Onto the bedroom was added a transitional element: a traditional lookout, surrounded by glass from top to bottom.

The Lantern Pavilion

This pavilion is based on a rectangular floorplan with one of its corners supported on the slope of the mountain, while the walls and roof are built with posts and beams of equal width, located equidistant from one another. The inclination of the roof, which is 45° from the ground and seen on three of its sides, follows the inclination of the slope.

Within the framework of the walls are two opposing semicircular windows which make reference to the sun and the moon.

Other changes

The exterior is covered with numerous raised wooden walkways, paths and stone steps set into the ground, all of which have been made over the years at different time, joining together and uniting the whole house.

Various changes have also been made to the interior of the house: numerous walls, ceilings and roofs were cut into, creating lateral and vertical connections between the interior and exterior, making new lines of vision and changing the play of light.

From the kitchen, semicircles cut into the wall allow a view into the living room, then the veranda and finally this section of the exterior.

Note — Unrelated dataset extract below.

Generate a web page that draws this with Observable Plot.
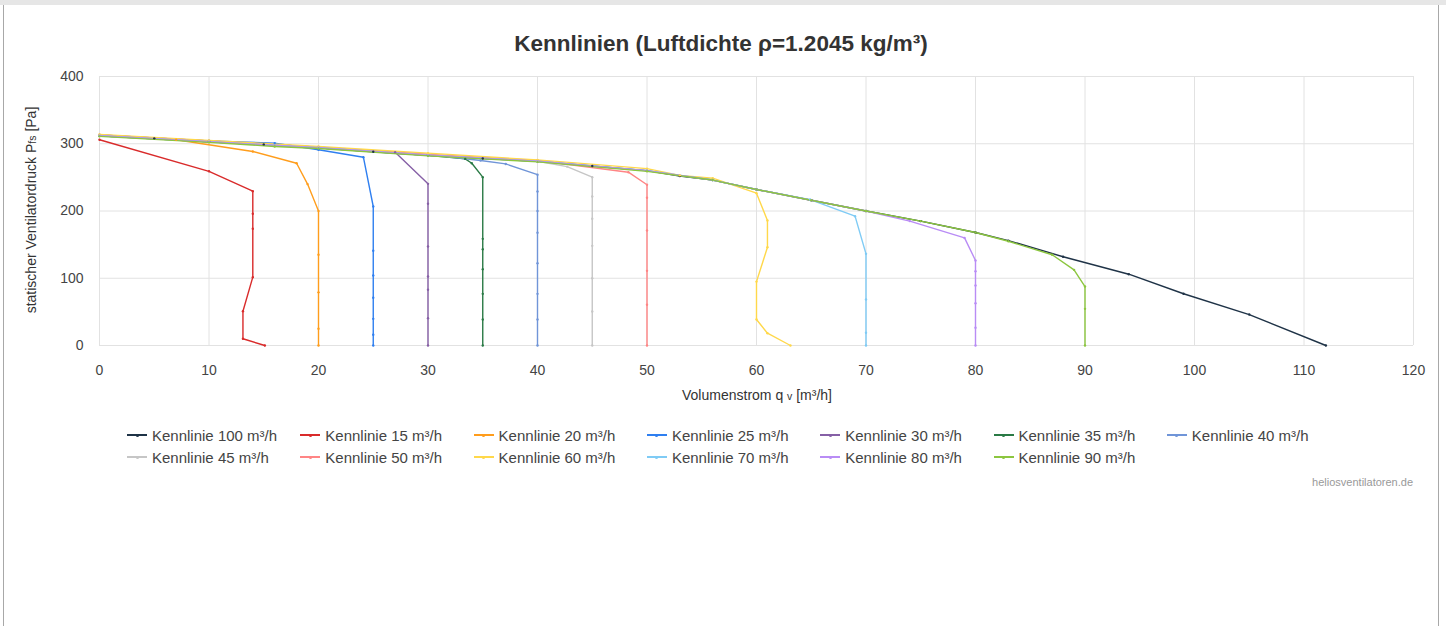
<!DOCTYPE html>
<html>
<head>
<meta charset="utf-8">
<script src="https://cdn.jsdelivr.net/npm/d3@7"></script>
<script src="https://cdn.jsdelivr.net/npm/@observablehq/plot@0.6"></script>
<style>
  html, body { margin: 0; padding: 0; background: #fff; }
  body { width: 1446px; height: 626px; overflow: hidden; position: relative; font-family: "Liberation Sans", Arial, sans-serif; }
  #topbar { position: absolute; left: 0; top: 0; width: 1446px; height: 5px; background: #e6e6e6; }
  #card { position: absolute; left: 3px; top: 5px; width: 1434px; height: 621px; border-left: 1px solid #a8a8a8; border-right: 1px solid #a8a8a8; }
  #title { position: absolute; left: 3px; width: 1436px; top: 31px; text-align: center; font-size: 22.5px; font-weight: bold; color: #333; line-height: 26px; }
  #chart { position: absolute; left: 0; top: 50px; }
  #ylabel { position: absolute; left: 31px; top: 210px; transform: translate(-50%, -50%) rotate(-90deg); white-space: nowrap; font-size: 14px; color: #333; }
  #xlabel { position: absolute; left: 757px; top: 395px; transform: translate(-50%, -50%); white-space: nowrap; font-size: 14px; color: #333; }
  .small { font-size: 10.5px; }
  .item { position: absolute; height: 18px; display: flex; align-items: center; font-size: 15px; color: #444; white-space: nowrap; }
  .sym { position: relative; width: 20px; height: 2px; margin-right: 5px; }
  .sym i { position: absolute; left: 8.5px; top: -0.5px; width: 3px; height: 3px; border-radius: 1.5px; }
  #credit { position: absolute; right: 33px; top: 476px; font-size: 11px; color: #999; }
</style>
</head>
<body>
<div id="topbar"></div>
<div id="card"></div>
<div id="title">Kennlinien (Luftdichte ρ=1.2045 kg/m³)</div>
<div id="chart"></div>
<div id="ylabel">statischer Ventilatordruck P<span class="small">fs</span> [Pa]</div>
<div id="xlabel">Volumenstrom q <span class="small">v</span> [m³/h]</div>
<div id="legend"></div>
<div id="credit">heliosventilatoren.de</div>
<script>
// ---- data (x = Volumenstrom m³/h, y = Pa) ----
const xTicks = [0, 10, 20, 30, 40, 50, 60, 70, 80, 90, 100, 110, 120];
const yTicks = [0, 100, 200, 300, 400];

const seriesNames = ["Kennlinie 100 m³/h", "Kennlinie 15 m³/h", "Kennlinie 20 m³/h", "Kennlinie 25 m³/h", "Kennlinie 30 m³/h", "Kennlinie 35 m³/h", "Kennlinie 40 m³/h",
  "Kennlinie 45 m³/h", "Kennlinie 50 m³/h", "Kennlinie 60 m³/h", "Kennlinie 70 m³/h", "Kennlinie 80 m³/h", "Kennlinie 90 m³/h"];
const seriesColors = ["#1f3347", "#d92b2b", "#ff9d1c", "#2f7ff0", "#8660a6", "#2a7a45", "#7095d8",
  "#c6c6c6", "#ff8585", "#ffd84a", "#7fcbf5", "#b98cf5", "#8cc63f"];

const k100 = [[0,312],[5,308],[10,303],[15,299],[20,294],[25,288],[30,283],[35,278],[40,274],[45,267],[50,260],[53,252],[56,246],[60,232],[65,216],[70,200],[75,185],[80,168],[83,156],[88,132],[94,106],[99,77],[105,46],[112,0]];
const k15 = [[0,306],[10,259],[14,229.5],[14,196],[14,173.5],[14,101.6],[13.1,51],[13.1,10],[15.1,0]];
const k20 = [[0,313],[7,306],[14,288.5],[18,271],[19,240],[20,200],[20,135],[20,79],[20,25],[20,0]];
const k25 = [[0,312],[10,304],[16,301],[20,291],[24.1,280],[25,206.7],[25,141],[25,104],[25,71],[25,39.6],[25,15.9],[25,0]];
const k30 = [[0,313],[10,304],[20,295],[27,287.5],[30,240.4],[30,210.7],[30,147.2],[30,102.6],[30,82.8],[30,40.6],[30,0]];
const k35 = [[0,312],[10,303],[20,294],[30,283],[33.4,277.5],[34,271],[35,250.3],[35,158.6],[35,143.2],[35,113.5],[35,76.8],[35,38.7],[35,0]];
const k40 = [[0,313],[10,304],[20,295],[30,284],[34.8,275],[37.1,270],[40,254],[40,229],[40,200],[40,167.6],[40,122.4],[40,76.8],[40,38.7],[40,0]];
const k45 = [[0,312],[10,303],[20,294],[30,284],[40,274],[42.7,266],[45,250.3],[45,221.6],[45,188.4],[45,148.2],[45,100.1],[45,50.6],[45,0]];
const k50 = [[0,313],[10,304],[20,295],[30,284],[40,275],[48.3,257.7],[50,239],[50,219.6],[50,171],[50,111],[50,60.5],[50,0]];
const k60 = [[0,314],[10,305],[20,296],[30,286],[40,276],[50,263],[53,253],[56,248.8],[60,226.5],[61,186],[61,146],[60,95],[60,38.7],[61,18.3],[63.1,0]];
const k70 = [[0,312],[10,303],[20,294],[30,283],[40,274],[50,260],[56,246],[60,232],[64.9,217],[69,192.3],[70,136.3],[70,68.4],[70,18.9],[70,0]];
const k80 = [[0,312],[10,303],[20,294],[30,283],[40,274],[50,260],[56,246],[60,232],[65,216],[70,200],[74,185],[79,160],[80,126.4],[80,110.5],[80,89.2],[80,62.9],[80,26.3],[80,0]];
const k90 = [[0,311],[10,302],[16,296],[20,293],[30,282],[40,273],[50,259],[56,246],[60,232],[65,216],[70,200],[75,185],[80,168],[83,155],[87,135],[89,112.5],[90,87.7],[90,54.5],[90,0]];

const seriesData = [k100, k15, k20, k25, k30, k35, k40, k45, k50, k60, k70, k80, k90];

// ---- table for Plot ----
const table = [];
seriesData.forEach((pts, i) => pts.forEach(([x, y]) => table.push({ s: seriesNames[i], x, y })));

const chart = Plot.plot({
  width: 1446,
  height: 370,
  marginLeft: 99,
  marginRight: 33,
  marginTop: 26,
  marginBottom: 75,
  x: { domain: [0, 120] },
  y: { domain: [0, 400] },
  color: { domain: seriesNames, range: seriesColors },
  style: { fontFamily: "Liberation Sans, Arial, sans-serif", fontSize: "14px", color: "#444", background: "transparent", overflow: "visible" },
  marks: [
    Plot.gridX(xTicks, { stroke: "#e2e2e2", strokeOpacity: 1, strokeWidth: 1 }),
    Plot.gridY(yTicks, { stroke: "#e2e2e2", strokeOpacity: 1, strokeWidth: 1 }),
    Plot.axisX(xTicks, { tickSize: 0, tickPadding: 20, label: null, fill: "#444" }),
    Plot.axisY(yTicks, { tickSize: 0, tickPadding: 16, label: null, fill: "#444" }),
    Plot.line(table, { x: "x", y: "y", z: "s", stroke: "s", strokeWidth: 1.4 }),
    Plot.dot(table, { x: "x", y: "y", fill: "s", r: 1.2 })
  ]
});
document.getElementById("chart").appendChild(chart);

// ---- legend ----
const legend = document.getElementById("legend");
seriesNames.forEach((name, i) => {
  const row = Math.floor(i / 7), col = i % 7;
  const item = document.createElement("div");
  item.className = "item";
  item.style.left = (127 + col * 173.3) + "px";
  item.style.top = (426 + row * 22) + "px";
  const sym = document.createElement("span");
  sym.className = "sym";
  sym.style.background = seriesColors[i];
  const dot = document.createElement("i");
  dot.style.background = seriesColors[i];
  sym.appendChild(dot);
  item.appendChild(sym);
  item.appendChild(document.createTextNode(name));
  legend.appendChild(item);
});
</script>
</body>
</html>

On the upper floor, between the ceiling and the roof, conical skylights were added with the point cut off, which gives a new dimension to a space without much height.

Materials

Wood, stone and glass are the predominant elements in the composition of the spaces of the Hexenhaus.

Particularly attention-grabbing are the shapes of the window frames of the veranda. This framework in the roof fits with the shape of the space, but in the façades it was applied in order to isolate the fragments, intensifying the experience of what is observed from the exterior. In other windows, they emulate the branches of trees which surround the property, “branches which move, branches which do not”.

Glass is used in different ways, for the windows as well as for some areas of the floors.

Wood has been used in numerous guises, inside as well as out, on walkways, pavilions and verandas.